The risk
now is political contagion from rewarding non-reform.
The Wall
Street Journal
April 8,
2015 7:31 p.m. ET
"...What’s not sustainable is allowing euro members to bully their way into deals in which they reap the rewards of a currency union without living by its rules...."
Thursday
marks another deadline in Greece ’s
struggle to avoid default, as a €450 million payment to the International
Monetary Fund comes due. Athens
says it will meet this obligation, but sooner or later Prime Minister Alexis
Tsipras and his government will miss a payment to someone if it doesn’t agree
with creditors on a new bailout. An exit from the euro would then be a real
possibility.
No one
should cheer a Greek exit, which would be a disaster for the Greeks. But if Athens won’t implement reforms that would return Greece to
growth and sustainable finances, allowing the country to leave would be the
least bad outcome.
Unlike the
crises of 2010 and 2012, Greece ’s
current threat to the eurozone isn’t financial contagion. More than 80% of Greece ’s
sovereign debt is now held by governments or official creditors, including the
IMF, other eurozone governments and the European Central Bank. They can absorb
default-related losses.
As of last
September the exposure of private eurozone banks to Greek debt was less than
€17 billion ($18.36 billion), one-third of the level in 2012 before Greece ’s second
bailout. The amount is probably lower now and much of this debt is short-term
and speculative, according to Fitch Ratings.
A Greek
exit also won’t drag down other small eurozone economies. Spain , Ireland
and Portugal have pressed
forward with some supply-side reforms, and their bond yields have remained
relatively stable and low since the latest Greece crisis began.
Accommodating
Syriza’s agenda now would be a severe blow to a eurozone that urgently needs
faster growth. Consider how hard it has been for France ’s Socialist government to
pass even a modest reform package that increases the number of Sundays that
businesses can open to 12 from five a year.
The
Alternative for Germany
(AfD) party, founded in 2013, has also seen its support grow during this year’s
Greek crisis as German taxpayers rebel against continuing to subsidize a
recalcitrant Athens .
Germans and other northern Europeans recognized the benefits of the common
currency enough to extend a temporary hand to smaller countries during the
crisis in exchange for reforms.
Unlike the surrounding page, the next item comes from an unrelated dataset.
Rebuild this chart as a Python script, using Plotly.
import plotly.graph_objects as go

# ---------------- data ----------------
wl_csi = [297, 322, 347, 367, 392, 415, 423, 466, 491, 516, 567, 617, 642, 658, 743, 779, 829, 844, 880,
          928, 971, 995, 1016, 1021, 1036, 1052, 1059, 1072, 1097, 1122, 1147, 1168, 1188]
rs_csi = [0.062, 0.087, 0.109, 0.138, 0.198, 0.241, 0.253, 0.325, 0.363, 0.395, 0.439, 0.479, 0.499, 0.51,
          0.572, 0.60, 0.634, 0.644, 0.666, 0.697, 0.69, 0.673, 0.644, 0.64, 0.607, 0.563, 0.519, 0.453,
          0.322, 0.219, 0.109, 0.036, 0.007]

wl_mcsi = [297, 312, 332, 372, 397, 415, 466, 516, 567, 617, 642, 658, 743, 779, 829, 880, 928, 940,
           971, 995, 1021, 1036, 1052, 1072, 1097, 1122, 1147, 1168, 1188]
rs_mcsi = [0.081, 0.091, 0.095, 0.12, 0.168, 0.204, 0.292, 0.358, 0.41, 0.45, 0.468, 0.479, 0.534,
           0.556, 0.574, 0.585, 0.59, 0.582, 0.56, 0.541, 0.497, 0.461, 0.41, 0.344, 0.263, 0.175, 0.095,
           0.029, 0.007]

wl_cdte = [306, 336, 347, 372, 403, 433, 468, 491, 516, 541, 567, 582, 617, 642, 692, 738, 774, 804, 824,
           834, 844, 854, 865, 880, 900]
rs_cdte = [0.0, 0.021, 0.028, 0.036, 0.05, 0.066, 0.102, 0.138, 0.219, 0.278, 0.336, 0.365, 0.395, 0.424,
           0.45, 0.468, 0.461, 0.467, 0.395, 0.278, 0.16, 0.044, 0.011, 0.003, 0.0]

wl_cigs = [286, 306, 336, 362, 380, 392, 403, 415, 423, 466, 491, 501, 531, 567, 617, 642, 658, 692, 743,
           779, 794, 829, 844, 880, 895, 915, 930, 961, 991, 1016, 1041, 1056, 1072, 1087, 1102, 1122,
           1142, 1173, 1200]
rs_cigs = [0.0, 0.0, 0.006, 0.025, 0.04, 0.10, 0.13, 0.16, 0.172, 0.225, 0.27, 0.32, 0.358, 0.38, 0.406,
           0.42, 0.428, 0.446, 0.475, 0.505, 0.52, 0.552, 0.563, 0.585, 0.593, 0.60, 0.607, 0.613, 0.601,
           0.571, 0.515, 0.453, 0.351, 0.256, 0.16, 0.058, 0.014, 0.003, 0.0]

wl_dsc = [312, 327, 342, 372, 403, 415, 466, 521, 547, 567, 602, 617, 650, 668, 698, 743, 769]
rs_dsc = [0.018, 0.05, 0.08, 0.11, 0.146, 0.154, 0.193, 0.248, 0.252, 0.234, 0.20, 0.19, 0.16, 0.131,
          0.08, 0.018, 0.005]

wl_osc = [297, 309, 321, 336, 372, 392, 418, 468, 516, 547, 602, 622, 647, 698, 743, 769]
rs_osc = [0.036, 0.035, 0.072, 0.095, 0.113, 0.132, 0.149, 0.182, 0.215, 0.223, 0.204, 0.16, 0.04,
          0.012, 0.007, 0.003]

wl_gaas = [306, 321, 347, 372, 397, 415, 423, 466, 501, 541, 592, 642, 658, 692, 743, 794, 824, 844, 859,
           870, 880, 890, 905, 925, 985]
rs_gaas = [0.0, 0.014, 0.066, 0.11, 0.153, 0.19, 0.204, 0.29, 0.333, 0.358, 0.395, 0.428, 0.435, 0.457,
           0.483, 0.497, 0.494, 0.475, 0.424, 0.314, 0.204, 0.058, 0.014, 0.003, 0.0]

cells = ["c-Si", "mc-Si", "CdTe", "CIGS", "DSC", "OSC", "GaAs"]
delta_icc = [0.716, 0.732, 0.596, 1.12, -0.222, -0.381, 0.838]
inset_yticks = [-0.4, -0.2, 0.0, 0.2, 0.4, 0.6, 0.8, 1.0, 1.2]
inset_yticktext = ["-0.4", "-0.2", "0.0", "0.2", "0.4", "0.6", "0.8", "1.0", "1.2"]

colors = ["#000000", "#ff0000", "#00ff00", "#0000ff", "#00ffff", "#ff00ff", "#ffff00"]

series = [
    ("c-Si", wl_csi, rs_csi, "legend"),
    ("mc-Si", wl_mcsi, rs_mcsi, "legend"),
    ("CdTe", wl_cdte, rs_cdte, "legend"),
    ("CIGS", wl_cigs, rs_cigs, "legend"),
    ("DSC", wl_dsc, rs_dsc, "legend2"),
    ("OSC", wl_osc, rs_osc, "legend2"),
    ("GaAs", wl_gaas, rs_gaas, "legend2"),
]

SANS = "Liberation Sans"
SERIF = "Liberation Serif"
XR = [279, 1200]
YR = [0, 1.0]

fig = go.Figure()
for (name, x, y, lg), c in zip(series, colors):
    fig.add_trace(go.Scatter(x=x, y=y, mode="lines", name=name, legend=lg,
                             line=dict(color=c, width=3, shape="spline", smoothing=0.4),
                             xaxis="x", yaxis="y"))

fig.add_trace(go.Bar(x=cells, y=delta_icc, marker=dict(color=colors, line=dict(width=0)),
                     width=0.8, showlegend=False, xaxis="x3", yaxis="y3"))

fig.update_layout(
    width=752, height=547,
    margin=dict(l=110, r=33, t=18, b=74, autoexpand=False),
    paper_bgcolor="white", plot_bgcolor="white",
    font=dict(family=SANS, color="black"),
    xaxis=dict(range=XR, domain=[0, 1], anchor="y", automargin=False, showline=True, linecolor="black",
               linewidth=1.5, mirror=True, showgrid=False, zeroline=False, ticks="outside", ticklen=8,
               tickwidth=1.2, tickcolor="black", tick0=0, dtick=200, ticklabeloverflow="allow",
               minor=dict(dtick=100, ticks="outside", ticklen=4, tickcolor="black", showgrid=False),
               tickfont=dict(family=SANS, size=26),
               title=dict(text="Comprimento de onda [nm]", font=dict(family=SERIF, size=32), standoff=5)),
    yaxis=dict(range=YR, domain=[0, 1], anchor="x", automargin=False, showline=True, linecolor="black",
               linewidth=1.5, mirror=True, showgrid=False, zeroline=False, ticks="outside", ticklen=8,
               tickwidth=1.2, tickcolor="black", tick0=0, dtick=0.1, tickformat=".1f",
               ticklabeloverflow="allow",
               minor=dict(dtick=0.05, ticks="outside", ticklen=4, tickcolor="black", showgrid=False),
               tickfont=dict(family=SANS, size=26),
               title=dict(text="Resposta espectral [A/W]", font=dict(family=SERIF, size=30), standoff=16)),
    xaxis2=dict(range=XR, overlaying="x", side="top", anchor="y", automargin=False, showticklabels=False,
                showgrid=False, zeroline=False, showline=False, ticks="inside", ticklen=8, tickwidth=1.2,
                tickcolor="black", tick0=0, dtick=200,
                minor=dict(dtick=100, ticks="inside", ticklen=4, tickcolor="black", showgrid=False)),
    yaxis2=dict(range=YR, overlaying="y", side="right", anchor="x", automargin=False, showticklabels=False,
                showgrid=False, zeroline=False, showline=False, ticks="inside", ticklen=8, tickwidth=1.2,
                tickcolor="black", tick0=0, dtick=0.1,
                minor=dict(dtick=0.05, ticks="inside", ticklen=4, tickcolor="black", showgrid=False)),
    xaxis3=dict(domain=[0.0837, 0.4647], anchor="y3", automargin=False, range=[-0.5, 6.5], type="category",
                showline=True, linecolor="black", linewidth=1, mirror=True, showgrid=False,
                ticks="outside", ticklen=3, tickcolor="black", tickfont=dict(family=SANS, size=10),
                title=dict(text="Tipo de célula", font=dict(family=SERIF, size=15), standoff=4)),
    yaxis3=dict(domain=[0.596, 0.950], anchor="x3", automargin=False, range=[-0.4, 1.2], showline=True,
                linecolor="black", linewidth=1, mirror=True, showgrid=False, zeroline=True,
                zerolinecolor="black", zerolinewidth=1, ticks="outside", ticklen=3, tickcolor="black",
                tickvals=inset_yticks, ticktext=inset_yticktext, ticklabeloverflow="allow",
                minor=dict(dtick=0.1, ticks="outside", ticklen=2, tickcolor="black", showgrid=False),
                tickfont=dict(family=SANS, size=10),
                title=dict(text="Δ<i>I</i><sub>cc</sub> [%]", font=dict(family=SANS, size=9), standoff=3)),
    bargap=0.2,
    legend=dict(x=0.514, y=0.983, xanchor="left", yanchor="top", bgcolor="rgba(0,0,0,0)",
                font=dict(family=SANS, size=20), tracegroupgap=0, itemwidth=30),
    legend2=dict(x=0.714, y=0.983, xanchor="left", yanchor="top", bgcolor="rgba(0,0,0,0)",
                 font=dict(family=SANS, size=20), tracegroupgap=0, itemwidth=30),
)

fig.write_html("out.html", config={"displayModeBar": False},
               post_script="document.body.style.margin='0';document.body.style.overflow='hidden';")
They’re less likely to support a currency bloc
that looks like a blank check.
The
strongest argument against allowing Greece to leave the euro is that it
would dent the bloc’s appearance of permanence, making the euro more like a
currency peg that members could leave at will. But we doubt other countries
will want to follow Greece ’s
example once they see the damage to Greeks.
They might
even take the warning as incentive to do more to fix their economies. What’s
not sustainable is allowing euro members to bully their way into deals in which
they reap the rewards of a currency union without living by its rules.